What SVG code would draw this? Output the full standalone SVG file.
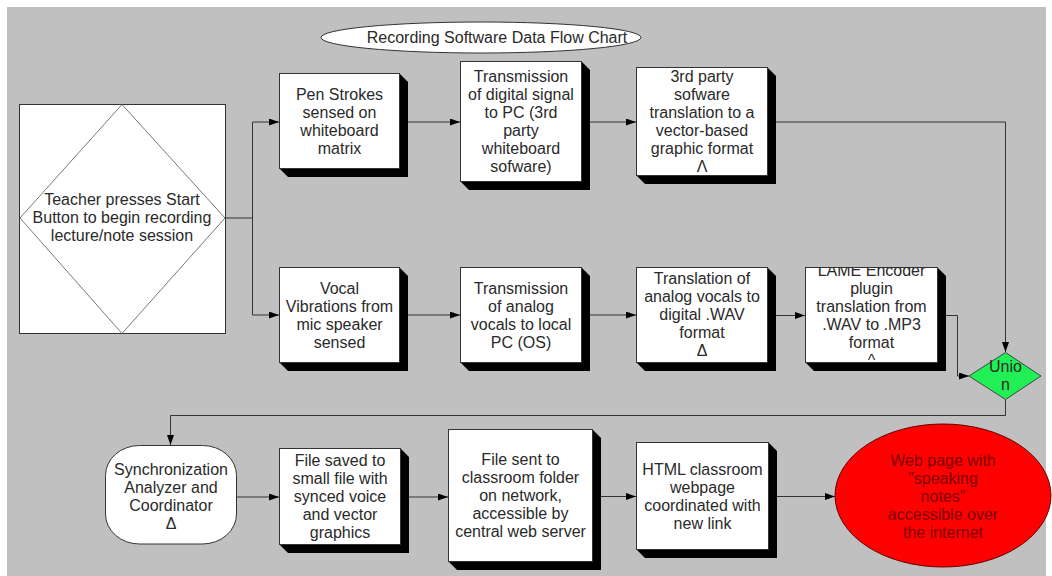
<svg xmlns="http://www.w3.org/2000/svg" width="1052" height="576" viewBox="0 0 1052 576">
<style>
text{font-family:"Liberation Sans",Arial,sans-serif;font-size:16px;fill:#2a2a2a;text-anchor:middle}
.box{fill:#fff;stroke:#333;stroke-width:1}
.sh{fill:#000}
.c{fill:none;stroke:#333;stroke-width:1}
.ca{fill:none;stroke:#333;stroke-width:1;marker-end:url(#ah)}
</style>
<defs>
<marker id="ah" markerUnits="userSpaceOnUse" markerWidth="10" markerHeight="7" refX="10" refY="3.5" orient="auto">
<path d="M0,0 L10,3.5 L0,7 z" fill="#000"/>
</marker>
<clipPath id="clipLame"><rect x="805.5" y="267.5" width="132" height="95"/></clipPath>
</defs>
<rect x="7" y="7" width="1039" height="569" fill="#C0C0C0"/>

<g id="title">
<ellipse cx="481" cy="37.5" rx="160" ry="15.5" fill="#fff" stroke="#333"/>
<text x="497" y="43">Recording Software Data Flow Chart</text>
</g>

<g id="connectors">
<path class="c" d="M225,218 H252.5 M252.5,122 V315"/>
<path class="ca" d="M252.5,122 H279"/>
<path class="ca" d="M252.5,315 H279"/>
<path class="ca" d="M399.5,122 H460"/>
<path class="ca" d="M581.5,122 H636"/>
<path class="ca" d="M767.5,122 H1005.5 V352"/>
<path class="ca" d="M399.5,315 H460"/>
<path class="ca" d="M581.5,315 H636"/>
<path class="ca" d="M767.5,315.5 H805"/>
<path class="ca" d="M937.5,315.5 H957.5 V376 H969"/>
<path class="ca" d="M1005.5,399.5 V415.5 H170.5 V445"/>
<path class="ca" d="M237,497 H279"/>
<path class="ca" d="M400.5,497 H448"/>
<path class="ca" d="M592.5,496.5 H636"/>
<path class="ca" d="M768.5,496.5 H835"/>
</g>

<g id="start">
<rect x="19.5" y="104.5" width="206" height="229" fill="#fff" stroke="#333"/>
<polygon points="122,104.5 225,218 122,333.5 20,218" fill="#fff" stroke="#555" stroke-width="0.8"/>
<text x="122" y="205">Teacher presses Start</text>
<text x="122" y="223">Button to begin recording</text>
<text x="122" y="241">lecture/note session</text>
</g>

<g id="pen">
<polygon class="sh" points="399.5,73.5 408,82 408,177 288,177 279.5,168.5"/>
<rect class="box" x="279.5" y="73.5" width="120" height="95"/>
<text x="339.5" y="100">Pen Strokes</text>
<text x="339.5" y="118">sensed on</text>
<text x="339.5" y="136">whiteboard</text>
<text x="339.5" y="154">matrix</text>
</g>

<g id="transDigital">
<polygon class="sh" points="581.5,61.5 590,70 590,190 469,190 460.5,181.5"/>
<rect class="box" x="460.5" y="61.5" width="121" height="120"/>
<text x="521" y="82">Transmission</text>
<text x="521" y="100">of digital signal</text>
<text x="521" y="118">to PC (3rd</text>
<text x="521" y="136">party</text>
<text x="521" y="154">whiteboard</text>
<text x="521" y="172">sofware)</text>
</g>

<g id="thirdParty">
<polygon class="sh" points="767.5,67.5 776,76 776,184 645,184 636.5,175.5"/>
<rect class="box" x="636.5" y="67.5" width="131" height="108"/>
<text x="702" y="82">3rd party</text>
<text x="702" y="100">sofware</text>
<text x="702" y="118">translation to a</text>
<text x="702" y="136">vector-based</text>
<text x="702" y="154">graphic format</text>
<text x="702" y="172">Λ</text>
</g>

<g id="vocal">
<polygon class="sh" points="399.5,267.5 408,276 408,371 288,371 279.5,362.5"/>
<rect class="box" x="279.5" y="267.5" width="120" height="95"/>
<text x="339.5" y="294">Vocal</text>
<text x="339.5" y="312">Vibrations from</text>
<text x="339.5" y="330">mic speaker</text>
<text x="339.5" y="348">sensed</text>
</g>

<g id="transAnalog">
<polygon class="sh" points="581.5,267.5 590,276 590,371 469,371 460.5,362.5"/>
<rect class="box" x="460.5" y="267.5" width="121" height="95"/>
<text x="521" y="294">Transmission</text>
<text x="521" y="312">of analog</text>
<text x="521" y="330">vocals to local</text>
<text x="521" y="348">PC (OS)</text>
</g>

<g id="translation">
<polygon class="sh" points="767.5,267.5 776,276 776,371 645,371 636.5,362.5"/>
<rect class="box" x="636.5" y="267.5" width="131" height="95"/>
<text x="702" y="284">Translation of</text>
<text x="702" y="302">analog vocals to</text>
<text x="702" y="320">digital .WAV</text>
<text x="702" y="338">format</text>
<text x="702" y="356">Δ</text>
</g>

<g id="lame">
<polygon class="sh" points="937.5,267.5 946,276 946,371 814,371 805.5,362.5"/>
<rect class="box" x="805.5" y="267.5" width="132" height="95"/>
<g clip-path="url(#clipLame)">
<text x="871.5" y="276">LAME Encoder</text>
<text x="871.5" y="294">plugin</text>
<text x="871.5" y="312">translation from</text>
<text x="871.5" y="330">.WAV to .MP3</text>
<text x="871.5" y="348">format</text>
<text x="871.5" y="366">^</text>
</g>
</g>

<g id="union">
<polygon points="969,376 1005.5,352.5 1041,376 1005.5,399.5" fill="#22EE55" stroke="#444"/>
<text x="1005.5" y="372">Unio</text>
<text x="1005.5" y="390">n</text>
</g>

<g id="sync">
<rect x="105.5" y="445.5" width="131" height="98.5" rx="34" ry="30" fill="#fff" stroke="#333"/>
<text x="171" y="475">Synchronization</text>
<text x="171" y="493">Analyzer and</text>
<text x="171" y="511">Coordinator</text>
<text x="171" y="529">Δ</text>
</g>

<g id="fileSaved">
<polygon class="sh" points="400.5,448.5 409,457 409,553 288,553 279.5,544.5"/>
<rect class="box" x="279.5" y="448.5" width="121" height="96"/>
<text x="340" y="466">File saved to</text>
<text x="340" y="484">small file with</text>
<text x="340" y="502">synced voice</text>
<text x="340" y="520">and vector</text>
<text x="340" y="538">graphics</text>
</g>

<g id="fileSent">
<polygon class="sh" points="592.5,429.5 601,438 601,570 457,570 448.5,561.5"/>
<rect class="box" x="448.5" y="429.5" width="144" height="132"/>
<text x="520.5" y="465">File sent to</text>
<text x="520.5" y="483">classroom folder</text>
<text x="520.5" y="501">on network,</text>
<text x="520.5" y="519">accessible by</text>
<text x="520.5" y="537">central web server</text>
</g>

<g id="html">
<polygon class="sh" points="768.5,442.5 777,451 777,558 645,558 636.5,549.5"/>
<rect class="box" x="636.5" y="442.5" width="132" height="107"/>
<text x="702.5" y="475">HTML classroom</text>
<text x="702.5" y="493">webpage</text>
<text x="702.5" y="511">coordinated with</text>
<text x="702.5" y="529">new link</text>
</g>

<g id="webpage">
<ellipse cx="943" cy="495.5" rx="108" ry="71.5" fill="#FF0000" stroke="#600" stroke-width="1"/>
<text x="943" y="466" style="fill:#7a0000">Web page with</text>
<text x="943" y="484" style="fill:#7a0000">"speaking</text>
<text x="943" y="502" style="fill:#7a0000">notes"</text>
<text x="943" y="520" style="fill:#7a0000">accessible over</text>
<text x="943" y="538" style="fill:#7a0000">the internet</text>
</g>
</svg>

The request => Return the whole listing, word for word, and leave out every picture.

Solution to the problem =>
What SVG code would draw this? Output the full standalone SVG file.
<svg xmlns="http://www.w3.org/2000/svg" width="1052" height="576" viewBox="0 0 1052 576">
<style>
text{font-family:"Liberation Sans",Arial,sans-serif;font-size:16px;fill:#2a2a2a;text-anchor:middle}
.box{fill:#fff;stroke:#333;stroke-width:1}
.sh{fill:#000}
.c{fill:none;stroke:#333;stroke-width:1}
.ca{fill:none;stroke:#333;stroke-width:1;marker-end:url(#ah)}
</style>
<defs>
<marker id="ah" markerUnits="userSpaceOnUse" markerWidth="10" markerHeight="7" refX="10" refY="3.5" orient="auto">
<path d="M0,0 L10,3.5 L0,7 z" fill="#000"/>
</marker>
<clipPath id="clipLame"><rect x="805.5" y="267.5" width="132" height="95"/></clipPath>
</defs>
<rect x="7" y="7" width="1039" height="569" fill="#C0C0C0"/>

<g id="title">
<ellipse cx="481" cy="37.5" rx="160" ry="15.5" fill="#fff" stroke="#333"/>
<text x="497" y="43">Recording Software Data Flow Chart</text>
</g>

<g id="connectors">
<path class="c" d="M225,218 H252.5 M252.5,122 V315"/>
<path class="ca" d="M252.5,122 H279"/>
<path class="ca" d="M252.5,315 H279"/>
<path class="ca" d="M399.5,122 H460"/>
<path class="ca" d="M581.5,122 H636"/>
<path class="ca" d="M767.5,122 H1005.5 V352"/>
<path class="ca" d="M399.5,315 H460"/>
<path class="ca" d="M581.5,315 H636"/>
<path class="ca" d="M767.5,315.5 H805"/>
<path class="ca" d="M937.5,315.5 H957.5 V376 H969"/>
<path class="ca" d="M1005.5,399.5 V415.5 H170.5 V445"/>
<path class="ca" d="M237,497 H279"/>
<path class="ca" d="M400.5,497 H448"/>
<path class="ca" d="M592.5,496.5 H636"/>
<path class="ca" d="M768.5,496.5 H835"/>
</g>

<g id="start">
<rect x="19.5" y="104.5" width="206" height="229" fill="#fff" stroke="#333"/>
<polygon points="122,104.5 225,218 122,333.5 20,218" fill="#fff" stroke="#555" stroke-width="0.8"/>
<text x="122" y="205">Teacher presses Start</text>
<text x="122" y="223">Button to begin recording</text>
<text x="122" y="241">lecture/note session</text>
</g>

<g id="pen">
<polygon class="sh" points="399.5,73.5 408,82 408,177 288,177 279.5,168.5"/>
<rect class="box" x="279.5" y="73.5" width="120" height="95"/>
<text x="339.5" y="100">Pen Strokes</text>
<text x="339.5" y="118">sensed on</text>
<text x="339.5" y="136">whiteboard</text>
<text x="339.5" y="154">matrix</text>
</g>

<g id="transDigital">
<polygon class="sh" points="581.5,61.5 590,70 590,190 469,190 460.5,181.5"/>
<rect class="box" x="460.5" y="61.5" width="121" height="120"/>
<text x="521" y="82">Transmission</text>
<text x="521" y="100">of digital signal</text>
<text x="521" y="118">to PC (3rd</text>
<text x="521" y="136">party</text>
<text x="521" y="154">whiteboard</text>
<text x="521" y="172">sofware)</text>
</g>

<g id="thirdParty">
<polygon class="sh" points="767.5,67.5 776,76 776,184 645,184 636.5,175.5"/>
<rect class="box" x="636.5" y="67.5" width="131" height="108"/>
<text x="702" y="82">3rd party</text>
<text x="702" y="100">sofware</text>
<text x="702" y="118">translation to a</text>
<text x="702" y="136">vector-based</text>
<text x="702" y="154">graphic format</text>
<text x="702" y="172">Λ</text>
</g>

<g id="vocal">
<polygon class="sh" points="399.5,267.5 408,276 408,371 288,371 279.5,362.5"/>
<rect class="box" x="279.5" y="267.5" width="120" height="95"/>
<text x="339.5" y="294">Vocal</text>
<text x="339.5" y="312">Vibrations from</text>
<text x="339.5" y="330">mic speaker</text>
<text x="339.5" y="348">sensed</text>
</g>

<g id="transAnalog">
<polygon class="sh" points="581.5,267.5 590,276 590,371 469,371 460.5,362.5"/>
<rect class="box" x="460.5" y="267.5" width="121" height="95"/>
<text x="521" y="294">Transmission</text>
<text x="521" y="312">of analog</text>
<text x="521" y="330">vocals to local</text>
<text x="521" y="348">PC (OS)</text>
</g>

<g id="translation">
<polygon class="sh" points="767.5,267.5 776,276 776,371 645,371 636.5,362.5"/>
<rect class="box" x="636.5" y="267.5" width="131" height="95"/>
<text x="702" y="284">Translation of</text>
<text x="702" y="302">analog vocals to</text>
<text x="702" y="320">digital .WAV</text>
<text x="702" y="338">format</text>
<text x="702" y="356">Δ</text>
</g>

<g id="lame">
<polygon class="sh" points="937.5,267.5 946,276 946,371 814,371 805.5,362.5"/>
<rect class="box" x="805.5" y="267.5" width="132" height="95"/>
<g clip-path="url(#clipLame)">
<text x="871.5" y="276">LAME Encoder</text>
<text x="871.5" y="294">plugin</text>
<text x="871.5" y="312">translation from</text>
<text x="871.5" y="330">.WAV to .MP3</text>
<text x="871.5" y="348">format</text>
<text x="871.5" y="366">^</text>
</g>
</g>

<g id="union">
<polygon points="969,376 1005.5,352.5 1041,376 1005.5,399.5" fill="#22EE55" stroke="#444"/>
<text x="1005.5" y="372">Unio</text>
<text x="1005.5" y="390">n</text>
</g>

<g id="sync">
<rect x="105.5" y="445.5" width="131" height="98.5" rx="34" ry="30" fill="#fff" stroke="#333"/>
<text x="171" y="475">Synchronization</text>
<text x="171" y="493">Analyzer and</text>
<text x="171" y="511">Coordinator</text>
<text x="171" y="529">Δ</text>
</g>

<g id="fileSaved">
<polygon class="sh" points="400.5,448.5 409,457 409,553 288,553 279.5,544.5"/>
<rect class="box" x="279.5" y="448.5" width="121" height="96"/>
<text x="340" y="466">File saved to</text>
<text x="340" y="484">small file with</text>
<text x="340" y="502">synced voice</text>
<text x="340" y="520">and vector</text>
<text x="340" y="538">graphics</text>
</g>

<g id="fileSent">
<polygon class="sh" points="592.5,429.5 601,438 601,570 457,570 448.5,561.5"/>
<rect class="box" x="448.5" y="429.5" width="144" height="132"/>
<text x="520.5" y="465">File sent to</text>
<text x="520.5" y="483">classroom folder</text>
<text x="520.5" y="501">on network,</text>
<text x="520.5" y="519">accessible by</text>
<text x="520.5" y="537">central web server</text>
</g>

<g id="html">
<polygon class="sh" points="768.5,442.5 777,451 777,558 645,558 636.5,549.5"/>
<rect class="box" x="636.5" y="442.5" width="132" height="107"/>
<text x="702.5" y="475">HTML classroom</text>
<text x="702.5" y="493">webpage</text>
<text x="702.5" y="511">coordinated with</text>
<text x="702.5" y="529">new link</text>
</g>

<g id="webpage">
<ellipse cx="943" cy="495.5" rx="108" ry="71.5" fill="#FF0000" stroke="#600" stroke-width="1"/>
<text x="943" y="466" style="fill:#7a0000">Web page with</text>
<text x="943" y="484" style="fill:#7a0000">"speaking</text>
<text x="943" y="502" style="fill:#7a0000">notes"</text>
<text x="943" y="520" style="fill:#7a0000">accessible over</text>
<text x="943" y="538" style="fill:#7a0000">the internet</text>
</g>
</svg>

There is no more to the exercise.